-- BEGIN --

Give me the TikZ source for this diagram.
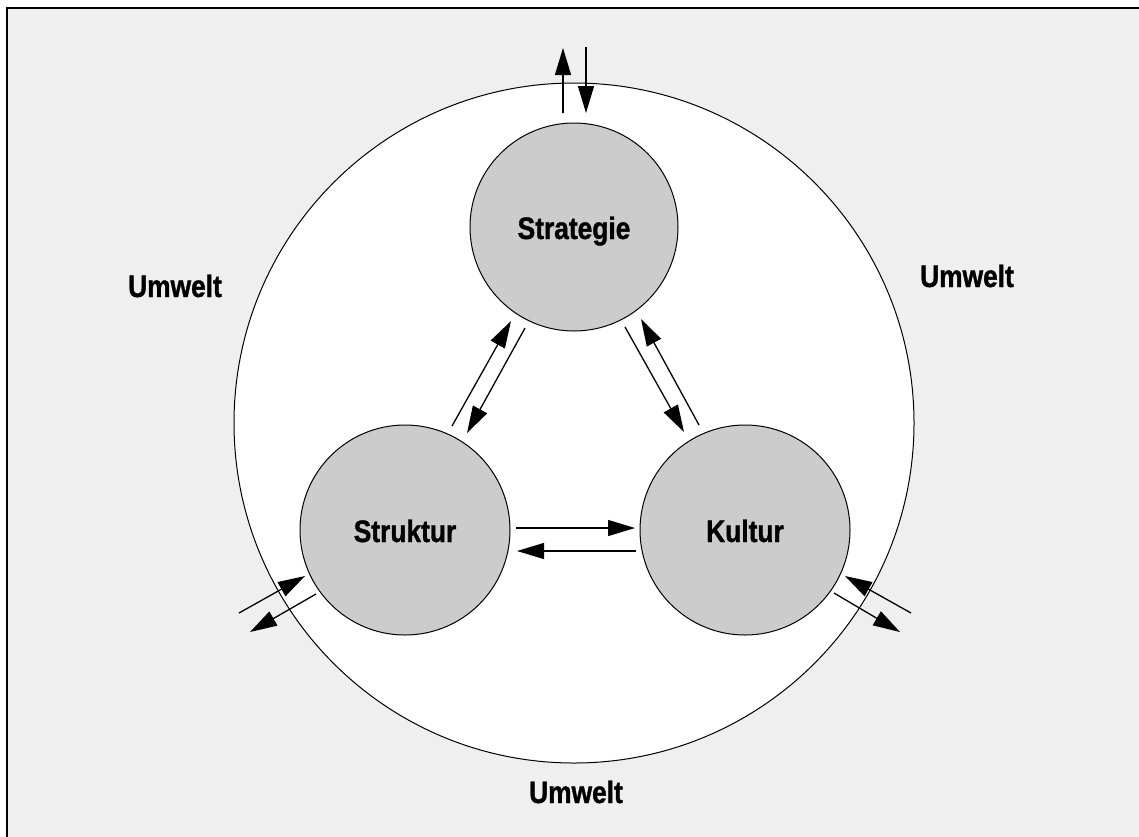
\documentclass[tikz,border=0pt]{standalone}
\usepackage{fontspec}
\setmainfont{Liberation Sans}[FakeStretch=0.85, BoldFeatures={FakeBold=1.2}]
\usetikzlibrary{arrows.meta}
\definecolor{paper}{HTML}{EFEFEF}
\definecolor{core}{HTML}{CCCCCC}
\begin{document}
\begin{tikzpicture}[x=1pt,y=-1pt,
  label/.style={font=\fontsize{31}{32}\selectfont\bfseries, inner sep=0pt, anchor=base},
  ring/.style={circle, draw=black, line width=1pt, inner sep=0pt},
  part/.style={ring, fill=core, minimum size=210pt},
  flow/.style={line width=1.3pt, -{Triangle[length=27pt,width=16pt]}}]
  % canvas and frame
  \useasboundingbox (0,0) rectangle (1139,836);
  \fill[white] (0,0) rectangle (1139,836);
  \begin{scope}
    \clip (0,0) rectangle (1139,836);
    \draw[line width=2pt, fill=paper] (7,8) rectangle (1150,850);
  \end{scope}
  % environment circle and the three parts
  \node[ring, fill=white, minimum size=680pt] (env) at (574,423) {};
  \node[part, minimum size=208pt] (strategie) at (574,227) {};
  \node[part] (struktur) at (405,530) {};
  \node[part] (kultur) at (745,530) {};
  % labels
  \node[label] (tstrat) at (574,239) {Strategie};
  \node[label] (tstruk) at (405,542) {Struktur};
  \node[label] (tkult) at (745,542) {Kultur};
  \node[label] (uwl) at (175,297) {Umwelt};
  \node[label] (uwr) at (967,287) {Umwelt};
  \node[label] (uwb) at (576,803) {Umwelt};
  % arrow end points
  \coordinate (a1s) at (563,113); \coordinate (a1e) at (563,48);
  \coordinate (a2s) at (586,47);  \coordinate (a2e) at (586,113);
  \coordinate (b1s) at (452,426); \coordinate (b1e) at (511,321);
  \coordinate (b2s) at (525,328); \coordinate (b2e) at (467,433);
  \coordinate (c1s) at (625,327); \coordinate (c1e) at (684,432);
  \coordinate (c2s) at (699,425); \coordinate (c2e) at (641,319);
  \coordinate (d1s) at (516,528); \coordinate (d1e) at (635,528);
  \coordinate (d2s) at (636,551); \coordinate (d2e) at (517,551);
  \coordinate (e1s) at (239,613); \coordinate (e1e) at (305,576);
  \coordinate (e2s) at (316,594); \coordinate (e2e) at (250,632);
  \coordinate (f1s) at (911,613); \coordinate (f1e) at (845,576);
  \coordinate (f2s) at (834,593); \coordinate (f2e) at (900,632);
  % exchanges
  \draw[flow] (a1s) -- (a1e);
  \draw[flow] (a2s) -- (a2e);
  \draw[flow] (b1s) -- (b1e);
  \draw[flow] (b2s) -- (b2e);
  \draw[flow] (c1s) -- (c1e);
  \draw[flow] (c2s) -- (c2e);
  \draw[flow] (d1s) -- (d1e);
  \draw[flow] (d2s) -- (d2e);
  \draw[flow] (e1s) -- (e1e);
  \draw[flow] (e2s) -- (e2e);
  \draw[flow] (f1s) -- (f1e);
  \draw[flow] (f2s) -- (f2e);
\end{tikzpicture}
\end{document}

-- END --
-- BEGIN --

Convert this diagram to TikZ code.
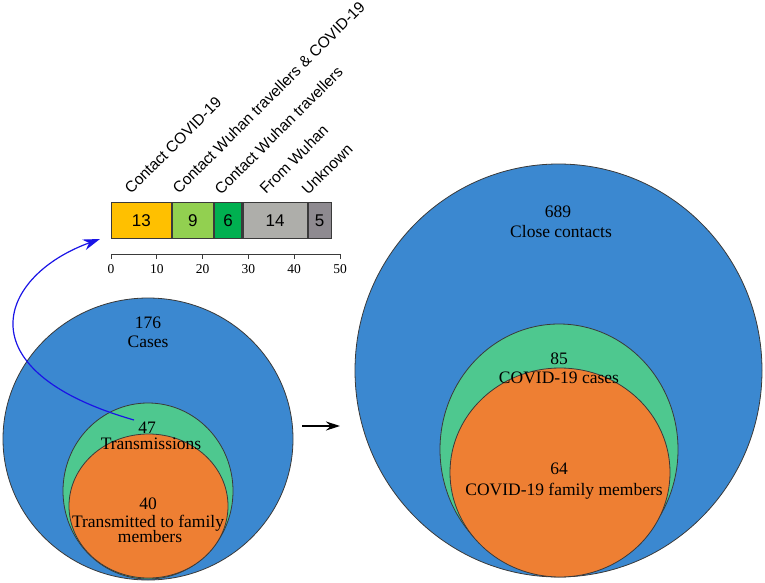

-- END --
-- BEGIN --

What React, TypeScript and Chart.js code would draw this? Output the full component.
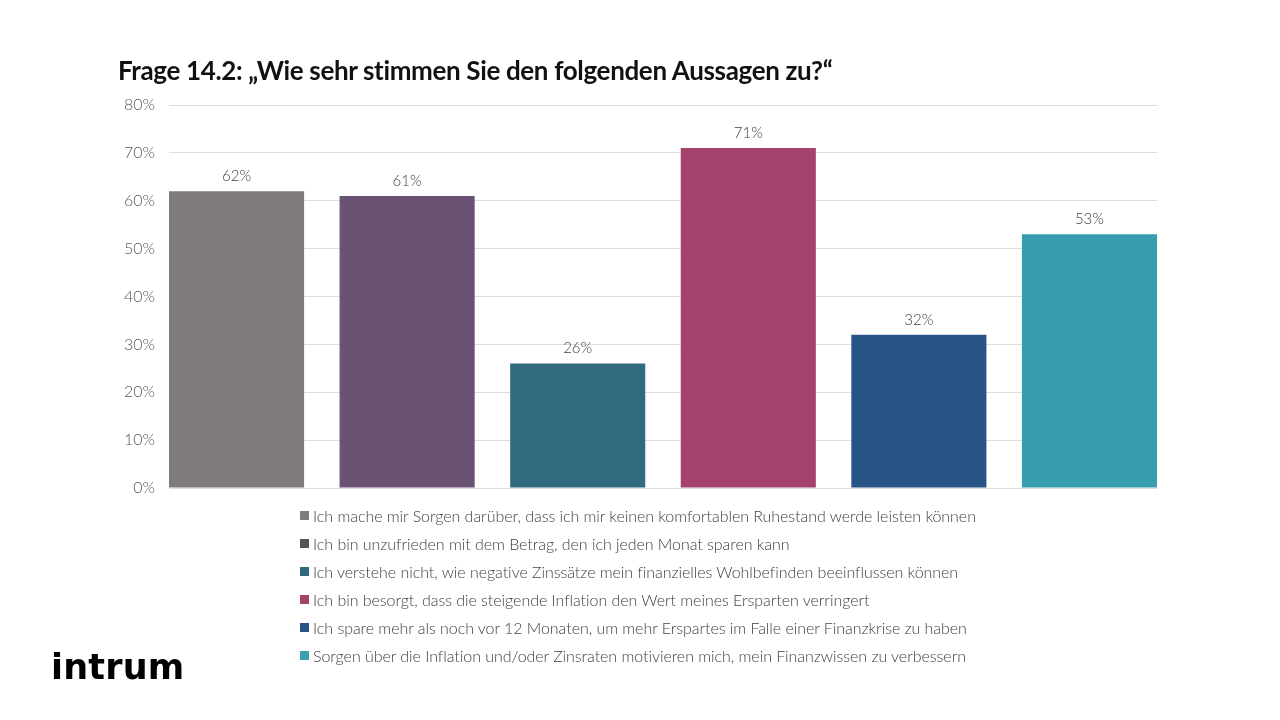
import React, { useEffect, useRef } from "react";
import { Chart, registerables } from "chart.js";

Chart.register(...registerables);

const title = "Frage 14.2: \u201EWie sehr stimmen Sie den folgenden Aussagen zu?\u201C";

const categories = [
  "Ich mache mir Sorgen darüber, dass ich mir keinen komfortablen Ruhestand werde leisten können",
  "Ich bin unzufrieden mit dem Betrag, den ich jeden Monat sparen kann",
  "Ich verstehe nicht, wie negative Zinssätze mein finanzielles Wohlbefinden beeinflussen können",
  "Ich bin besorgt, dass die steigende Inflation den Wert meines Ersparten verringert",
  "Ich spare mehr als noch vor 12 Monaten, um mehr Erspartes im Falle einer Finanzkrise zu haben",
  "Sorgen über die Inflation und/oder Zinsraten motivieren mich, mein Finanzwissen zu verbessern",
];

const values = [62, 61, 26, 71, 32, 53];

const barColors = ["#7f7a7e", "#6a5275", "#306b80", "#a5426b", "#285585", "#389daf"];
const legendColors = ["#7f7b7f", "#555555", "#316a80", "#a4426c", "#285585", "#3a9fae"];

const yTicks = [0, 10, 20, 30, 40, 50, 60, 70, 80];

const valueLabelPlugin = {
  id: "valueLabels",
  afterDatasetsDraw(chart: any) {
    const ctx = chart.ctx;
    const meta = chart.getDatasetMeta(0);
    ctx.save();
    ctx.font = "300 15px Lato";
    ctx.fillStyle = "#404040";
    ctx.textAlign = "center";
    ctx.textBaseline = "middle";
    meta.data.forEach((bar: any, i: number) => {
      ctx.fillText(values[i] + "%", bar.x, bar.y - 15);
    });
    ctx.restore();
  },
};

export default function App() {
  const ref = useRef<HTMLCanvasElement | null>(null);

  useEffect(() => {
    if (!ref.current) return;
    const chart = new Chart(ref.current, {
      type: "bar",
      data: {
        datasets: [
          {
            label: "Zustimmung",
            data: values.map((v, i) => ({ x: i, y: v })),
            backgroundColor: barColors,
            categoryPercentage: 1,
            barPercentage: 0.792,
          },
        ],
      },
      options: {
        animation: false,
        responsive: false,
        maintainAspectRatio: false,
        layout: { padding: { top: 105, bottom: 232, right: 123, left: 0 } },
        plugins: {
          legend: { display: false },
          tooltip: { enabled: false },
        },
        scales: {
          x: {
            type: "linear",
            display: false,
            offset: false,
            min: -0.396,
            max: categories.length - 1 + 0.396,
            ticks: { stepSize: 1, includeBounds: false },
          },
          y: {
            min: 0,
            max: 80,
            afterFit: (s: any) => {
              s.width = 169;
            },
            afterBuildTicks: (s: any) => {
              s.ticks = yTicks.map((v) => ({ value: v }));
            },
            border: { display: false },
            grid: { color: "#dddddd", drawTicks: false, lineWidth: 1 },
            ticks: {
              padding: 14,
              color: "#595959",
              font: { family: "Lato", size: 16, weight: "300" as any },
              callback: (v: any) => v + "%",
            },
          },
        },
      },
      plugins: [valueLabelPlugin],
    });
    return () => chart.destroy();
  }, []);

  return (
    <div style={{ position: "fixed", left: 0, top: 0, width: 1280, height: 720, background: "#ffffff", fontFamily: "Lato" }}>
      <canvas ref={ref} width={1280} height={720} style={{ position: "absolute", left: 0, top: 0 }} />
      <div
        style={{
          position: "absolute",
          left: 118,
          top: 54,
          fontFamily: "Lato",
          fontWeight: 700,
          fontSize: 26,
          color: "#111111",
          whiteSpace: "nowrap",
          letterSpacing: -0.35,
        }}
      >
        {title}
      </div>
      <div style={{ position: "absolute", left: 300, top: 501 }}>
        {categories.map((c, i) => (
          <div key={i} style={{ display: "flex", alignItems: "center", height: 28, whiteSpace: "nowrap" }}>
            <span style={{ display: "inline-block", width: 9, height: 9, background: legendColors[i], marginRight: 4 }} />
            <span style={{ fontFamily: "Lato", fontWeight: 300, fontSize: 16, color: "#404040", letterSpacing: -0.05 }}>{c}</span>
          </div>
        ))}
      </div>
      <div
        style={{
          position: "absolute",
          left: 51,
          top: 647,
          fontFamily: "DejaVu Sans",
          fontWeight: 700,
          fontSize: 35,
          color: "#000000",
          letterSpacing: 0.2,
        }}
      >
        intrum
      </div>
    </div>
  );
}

-- END --

Required task: Take out nothing but the lines from the one containing "What React, TypeScript" to the one containing "60, 70, 80];", inclusive, retyped exactly. Drop the pictures.

Solution to this task:
What React, TypeScript and Chart.js code would draw this? Output the full component.
import React, { useEffect, useRef } from "react";
import { Chart, registerables } from "chart.js";

Chart.register(...registerables);

const title = "Frage 14.2: \u201EWie sehr stimmen Sie den folgenden Aussagen zu?\u201C";

const categories = [
  "Ich mache mir Sorgen darüber, dass ich mir keinen komfortablen Ruhestand werde leisten können",
  "Ich bin unzufrieden mit dem Betrag, den ich jeden Monat sparen kann",
  "Ich verstehe nicht, wie negative Zinssätze mein finanzielles Wohlbefinden beeinflussen können",
  "Ich bin besorgt, dass die steigende Inflation den Wert meines Ersparten verringert",
  "Ich spare mehr als noch vor 12 Monaten, um mehr Erspartes im Falle einer Finanzkrise zu haben",
  "Sorgen über die Inflation und/oder Zinsraten motivieren mich, mein Finanzwissen zu verbessern",
];

const values = [62, 61, 26, 71, 32, 53];

const barColors = ["#7f7a7e", "#6a5275", "#306b80", "#a5426b", "#285585", "#389daf"];
const legendColors = ["#7f7b7f", "#555555", "#316a80", "#a4426c", "#285585", "#3a9fae"];

const yTicks = [0, 10, 20, 30, 40, 50, 60, 70, 80];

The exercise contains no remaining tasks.